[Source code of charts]
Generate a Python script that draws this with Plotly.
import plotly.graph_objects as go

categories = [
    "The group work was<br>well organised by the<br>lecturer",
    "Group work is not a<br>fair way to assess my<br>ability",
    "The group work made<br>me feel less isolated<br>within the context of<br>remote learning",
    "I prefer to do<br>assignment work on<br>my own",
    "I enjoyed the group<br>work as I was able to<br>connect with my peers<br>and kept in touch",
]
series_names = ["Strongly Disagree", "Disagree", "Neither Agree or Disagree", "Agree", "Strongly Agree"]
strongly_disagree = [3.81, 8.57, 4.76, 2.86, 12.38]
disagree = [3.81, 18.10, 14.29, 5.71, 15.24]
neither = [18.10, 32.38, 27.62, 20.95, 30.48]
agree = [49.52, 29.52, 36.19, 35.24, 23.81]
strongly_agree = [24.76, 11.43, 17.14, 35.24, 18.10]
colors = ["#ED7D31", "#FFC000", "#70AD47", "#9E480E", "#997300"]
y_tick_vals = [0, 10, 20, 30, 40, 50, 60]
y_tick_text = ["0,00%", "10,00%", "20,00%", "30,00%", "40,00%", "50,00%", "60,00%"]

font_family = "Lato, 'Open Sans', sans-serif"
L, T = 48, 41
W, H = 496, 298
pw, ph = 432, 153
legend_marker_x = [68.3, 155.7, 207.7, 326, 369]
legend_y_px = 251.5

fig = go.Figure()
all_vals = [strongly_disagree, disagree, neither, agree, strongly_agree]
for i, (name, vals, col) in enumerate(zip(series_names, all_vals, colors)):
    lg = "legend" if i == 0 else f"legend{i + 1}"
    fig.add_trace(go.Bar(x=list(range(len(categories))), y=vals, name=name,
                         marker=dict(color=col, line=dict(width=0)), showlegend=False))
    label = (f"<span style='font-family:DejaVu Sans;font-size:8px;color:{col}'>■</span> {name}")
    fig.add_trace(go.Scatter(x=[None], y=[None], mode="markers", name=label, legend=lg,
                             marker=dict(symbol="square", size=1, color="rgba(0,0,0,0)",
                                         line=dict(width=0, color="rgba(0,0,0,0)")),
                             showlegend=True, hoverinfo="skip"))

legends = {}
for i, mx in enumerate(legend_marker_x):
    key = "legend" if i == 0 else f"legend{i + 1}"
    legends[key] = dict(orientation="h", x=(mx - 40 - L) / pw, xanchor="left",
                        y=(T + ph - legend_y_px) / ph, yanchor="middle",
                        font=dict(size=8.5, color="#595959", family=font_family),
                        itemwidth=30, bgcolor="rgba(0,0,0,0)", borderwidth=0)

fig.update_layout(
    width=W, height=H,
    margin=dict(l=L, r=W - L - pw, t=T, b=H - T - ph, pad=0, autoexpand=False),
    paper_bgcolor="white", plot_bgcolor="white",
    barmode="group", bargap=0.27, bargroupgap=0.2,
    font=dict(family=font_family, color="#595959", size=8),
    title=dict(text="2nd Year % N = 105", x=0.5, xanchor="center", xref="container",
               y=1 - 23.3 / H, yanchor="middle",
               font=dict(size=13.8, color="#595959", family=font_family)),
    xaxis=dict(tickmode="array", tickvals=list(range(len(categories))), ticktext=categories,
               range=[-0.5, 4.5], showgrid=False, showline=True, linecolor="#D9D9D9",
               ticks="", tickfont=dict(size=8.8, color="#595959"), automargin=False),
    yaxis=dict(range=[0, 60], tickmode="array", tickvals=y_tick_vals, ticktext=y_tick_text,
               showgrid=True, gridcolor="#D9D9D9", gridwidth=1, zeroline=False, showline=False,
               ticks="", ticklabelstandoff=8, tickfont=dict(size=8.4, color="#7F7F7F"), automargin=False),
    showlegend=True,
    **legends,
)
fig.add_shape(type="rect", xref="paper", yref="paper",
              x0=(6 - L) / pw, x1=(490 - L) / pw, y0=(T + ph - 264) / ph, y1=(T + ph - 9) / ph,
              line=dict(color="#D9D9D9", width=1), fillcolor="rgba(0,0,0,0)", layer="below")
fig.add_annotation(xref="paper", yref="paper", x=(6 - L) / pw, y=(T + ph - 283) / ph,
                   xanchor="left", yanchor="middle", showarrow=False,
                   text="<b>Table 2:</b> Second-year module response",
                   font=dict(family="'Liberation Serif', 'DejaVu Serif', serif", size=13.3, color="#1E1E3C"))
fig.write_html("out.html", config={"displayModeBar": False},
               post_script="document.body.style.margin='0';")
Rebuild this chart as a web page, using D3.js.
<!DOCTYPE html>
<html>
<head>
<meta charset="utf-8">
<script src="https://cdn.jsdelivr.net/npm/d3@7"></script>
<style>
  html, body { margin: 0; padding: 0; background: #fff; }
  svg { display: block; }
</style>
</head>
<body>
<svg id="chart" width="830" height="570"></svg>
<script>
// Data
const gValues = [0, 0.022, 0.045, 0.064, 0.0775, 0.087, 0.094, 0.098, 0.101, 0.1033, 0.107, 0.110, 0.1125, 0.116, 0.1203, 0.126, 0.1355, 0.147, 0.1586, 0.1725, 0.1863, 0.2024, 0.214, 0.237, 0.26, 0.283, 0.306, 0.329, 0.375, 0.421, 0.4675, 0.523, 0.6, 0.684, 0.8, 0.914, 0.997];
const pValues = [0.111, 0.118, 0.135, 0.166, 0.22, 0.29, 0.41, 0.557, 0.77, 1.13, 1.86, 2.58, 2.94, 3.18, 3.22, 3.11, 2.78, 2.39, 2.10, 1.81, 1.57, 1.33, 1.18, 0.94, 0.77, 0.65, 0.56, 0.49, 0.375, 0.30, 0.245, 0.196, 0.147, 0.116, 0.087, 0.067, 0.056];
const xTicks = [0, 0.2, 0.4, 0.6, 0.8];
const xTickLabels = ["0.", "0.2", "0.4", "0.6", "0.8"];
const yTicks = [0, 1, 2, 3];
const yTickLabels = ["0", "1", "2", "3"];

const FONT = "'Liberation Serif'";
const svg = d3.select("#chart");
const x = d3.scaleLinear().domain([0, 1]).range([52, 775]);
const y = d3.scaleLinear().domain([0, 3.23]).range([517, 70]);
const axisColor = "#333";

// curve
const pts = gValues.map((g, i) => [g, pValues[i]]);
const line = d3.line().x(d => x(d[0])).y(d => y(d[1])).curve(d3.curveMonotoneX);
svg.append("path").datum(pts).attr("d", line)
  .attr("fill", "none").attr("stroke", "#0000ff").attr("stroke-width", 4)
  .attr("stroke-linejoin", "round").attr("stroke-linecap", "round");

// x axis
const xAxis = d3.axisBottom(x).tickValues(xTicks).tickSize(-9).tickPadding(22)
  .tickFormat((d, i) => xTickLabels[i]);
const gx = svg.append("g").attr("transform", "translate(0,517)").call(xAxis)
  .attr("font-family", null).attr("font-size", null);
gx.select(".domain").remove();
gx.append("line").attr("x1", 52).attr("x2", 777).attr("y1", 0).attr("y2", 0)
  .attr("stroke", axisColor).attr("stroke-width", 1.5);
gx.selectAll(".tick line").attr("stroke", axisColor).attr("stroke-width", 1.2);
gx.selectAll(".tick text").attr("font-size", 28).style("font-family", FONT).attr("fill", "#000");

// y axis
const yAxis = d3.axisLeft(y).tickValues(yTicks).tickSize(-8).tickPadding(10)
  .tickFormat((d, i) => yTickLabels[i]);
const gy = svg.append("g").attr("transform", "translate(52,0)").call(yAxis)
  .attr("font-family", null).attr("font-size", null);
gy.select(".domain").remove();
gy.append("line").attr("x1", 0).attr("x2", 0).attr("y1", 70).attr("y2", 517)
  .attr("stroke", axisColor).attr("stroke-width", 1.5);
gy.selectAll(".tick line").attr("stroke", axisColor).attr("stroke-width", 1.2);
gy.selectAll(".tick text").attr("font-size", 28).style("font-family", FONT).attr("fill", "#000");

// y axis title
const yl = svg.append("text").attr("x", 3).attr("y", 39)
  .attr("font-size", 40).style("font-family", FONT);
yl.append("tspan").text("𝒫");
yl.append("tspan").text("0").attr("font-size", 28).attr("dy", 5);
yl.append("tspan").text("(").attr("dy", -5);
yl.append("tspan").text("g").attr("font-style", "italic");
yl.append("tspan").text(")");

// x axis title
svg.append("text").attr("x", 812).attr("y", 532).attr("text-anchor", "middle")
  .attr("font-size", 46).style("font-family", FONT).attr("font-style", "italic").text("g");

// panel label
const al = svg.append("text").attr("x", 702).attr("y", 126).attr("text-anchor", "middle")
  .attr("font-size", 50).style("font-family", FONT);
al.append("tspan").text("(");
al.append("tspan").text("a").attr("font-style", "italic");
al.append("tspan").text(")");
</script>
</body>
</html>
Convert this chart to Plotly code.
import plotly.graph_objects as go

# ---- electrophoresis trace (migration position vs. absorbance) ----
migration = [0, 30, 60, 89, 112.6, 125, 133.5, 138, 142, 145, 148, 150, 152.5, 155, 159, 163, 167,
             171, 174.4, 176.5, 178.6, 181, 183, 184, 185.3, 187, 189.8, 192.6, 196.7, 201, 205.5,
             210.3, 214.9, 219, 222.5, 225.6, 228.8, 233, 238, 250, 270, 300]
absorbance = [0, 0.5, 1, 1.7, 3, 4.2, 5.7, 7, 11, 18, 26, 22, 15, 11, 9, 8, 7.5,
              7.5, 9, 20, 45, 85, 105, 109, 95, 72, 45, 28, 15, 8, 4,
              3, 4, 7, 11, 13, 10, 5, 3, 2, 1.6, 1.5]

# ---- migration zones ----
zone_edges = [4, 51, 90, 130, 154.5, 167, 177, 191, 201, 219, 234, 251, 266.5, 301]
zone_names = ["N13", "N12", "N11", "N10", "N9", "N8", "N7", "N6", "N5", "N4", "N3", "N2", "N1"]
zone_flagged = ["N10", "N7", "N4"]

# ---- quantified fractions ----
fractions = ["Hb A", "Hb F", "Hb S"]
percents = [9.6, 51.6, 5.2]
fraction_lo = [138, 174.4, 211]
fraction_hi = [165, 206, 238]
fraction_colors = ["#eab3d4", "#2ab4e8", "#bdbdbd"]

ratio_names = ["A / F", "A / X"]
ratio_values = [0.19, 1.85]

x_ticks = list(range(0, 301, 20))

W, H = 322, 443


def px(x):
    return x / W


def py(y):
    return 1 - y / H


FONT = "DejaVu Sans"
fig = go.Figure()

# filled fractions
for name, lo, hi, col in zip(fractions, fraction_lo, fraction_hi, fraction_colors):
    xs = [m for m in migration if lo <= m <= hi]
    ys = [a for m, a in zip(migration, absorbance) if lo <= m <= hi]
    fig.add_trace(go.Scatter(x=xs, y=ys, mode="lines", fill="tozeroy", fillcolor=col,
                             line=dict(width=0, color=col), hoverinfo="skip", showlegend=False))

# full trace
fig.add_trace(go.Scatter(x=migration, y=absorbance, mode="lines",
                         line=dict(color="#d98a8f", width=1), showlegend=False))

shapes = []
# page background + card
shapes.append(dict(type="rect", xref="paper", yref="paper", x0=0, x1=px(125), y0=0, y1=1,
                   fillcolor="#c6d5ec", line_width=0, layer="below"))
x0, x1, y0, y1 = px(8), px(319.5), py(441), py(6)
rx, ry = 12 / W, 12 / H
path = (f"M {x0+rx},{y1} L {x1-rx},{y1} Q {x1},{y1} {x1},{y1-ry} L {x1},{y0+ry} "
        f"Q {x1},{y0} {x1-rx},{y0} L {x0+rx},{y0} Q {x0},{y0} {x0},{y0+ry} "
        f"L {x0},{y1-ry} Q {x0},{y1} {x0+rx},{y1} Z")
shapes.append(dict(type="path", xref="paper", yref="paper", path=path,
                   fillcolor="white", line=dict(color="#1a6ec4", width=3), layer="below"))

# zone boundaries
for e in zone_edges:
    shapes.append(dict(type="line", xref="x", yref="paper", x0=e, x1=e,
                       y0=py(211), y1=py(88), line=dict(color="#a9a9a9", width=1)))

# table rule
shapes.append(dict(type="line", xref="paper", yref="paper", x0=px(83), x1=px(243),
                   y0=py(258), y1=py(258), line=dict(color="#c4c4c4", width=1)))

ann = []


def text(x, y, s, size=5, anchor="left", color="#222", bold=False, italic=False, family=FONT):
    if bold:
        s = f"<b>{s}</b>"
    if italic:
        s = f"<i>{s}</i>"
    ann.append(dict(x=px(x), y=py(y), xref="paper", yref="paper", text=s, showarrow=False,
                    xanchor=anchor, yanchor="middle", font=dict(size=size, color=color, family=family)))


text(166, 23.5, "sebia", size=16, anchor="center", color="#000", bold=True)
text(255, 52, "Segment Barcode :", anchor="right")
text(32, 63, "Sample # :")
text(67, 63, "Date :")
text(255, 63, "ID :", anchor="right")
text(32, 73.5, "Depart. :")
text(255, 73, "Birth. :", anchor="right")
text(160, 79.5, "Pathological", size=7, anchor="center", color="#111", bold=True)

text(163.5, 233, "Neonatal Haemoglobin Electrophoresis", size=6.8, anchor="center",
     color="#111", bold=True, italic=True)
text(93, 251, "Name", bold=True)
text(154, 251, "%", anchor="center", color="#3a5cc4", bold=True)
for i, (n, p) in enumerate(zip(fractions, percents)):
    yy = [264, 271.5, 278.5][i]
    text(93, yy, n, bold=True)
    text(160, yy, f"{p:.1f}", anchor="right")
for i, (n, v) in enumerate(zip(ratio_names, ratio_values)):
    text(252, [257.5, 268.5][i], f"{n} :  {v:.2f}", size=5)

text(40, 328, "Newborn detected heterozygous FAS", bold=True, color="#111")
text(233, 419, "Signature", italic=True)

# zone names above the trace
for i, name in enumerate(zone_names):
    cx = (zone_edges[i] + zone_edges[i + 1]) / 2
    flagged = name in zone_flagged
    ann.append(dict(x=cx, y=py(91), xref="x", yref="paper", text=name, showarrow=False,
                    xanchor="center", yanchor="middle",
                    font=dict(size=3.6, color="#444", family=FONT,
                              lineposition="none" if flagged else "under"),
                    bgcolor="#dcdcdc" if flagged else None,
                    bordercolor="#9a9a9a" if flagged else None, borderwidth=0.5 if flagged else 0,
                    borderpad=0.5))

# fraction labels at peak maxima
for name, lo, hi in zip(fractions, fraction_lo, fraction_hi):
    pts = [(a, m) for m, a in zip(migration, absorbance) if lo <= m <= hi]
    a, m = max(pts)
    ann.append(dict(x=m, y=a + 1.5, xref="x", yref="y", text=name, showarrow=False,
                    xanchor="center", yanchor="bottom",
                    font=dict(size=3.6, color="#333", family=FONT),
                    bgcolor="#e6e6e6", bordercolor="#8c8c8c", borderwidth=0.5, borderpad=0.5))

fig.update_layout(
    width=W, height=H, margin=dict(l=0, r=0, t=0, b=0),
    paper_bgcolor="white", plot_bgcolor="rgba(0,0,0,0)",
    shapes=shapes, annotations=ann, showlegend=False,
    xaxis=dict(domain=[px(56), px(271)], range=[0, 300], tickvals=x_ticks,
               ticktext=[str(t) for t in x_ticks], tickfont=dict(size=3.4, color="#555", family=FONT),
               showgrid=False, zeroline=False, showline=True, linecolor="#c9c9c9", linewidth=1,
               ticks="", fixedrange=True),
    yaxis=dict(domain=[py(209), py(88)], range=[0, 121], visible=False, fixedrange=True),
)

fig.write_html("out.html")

• _WHAT THE TASK REQUIRES_
Give only the count of lines in the data that include the string "this".

• _EXERCISE OUTPUT_
3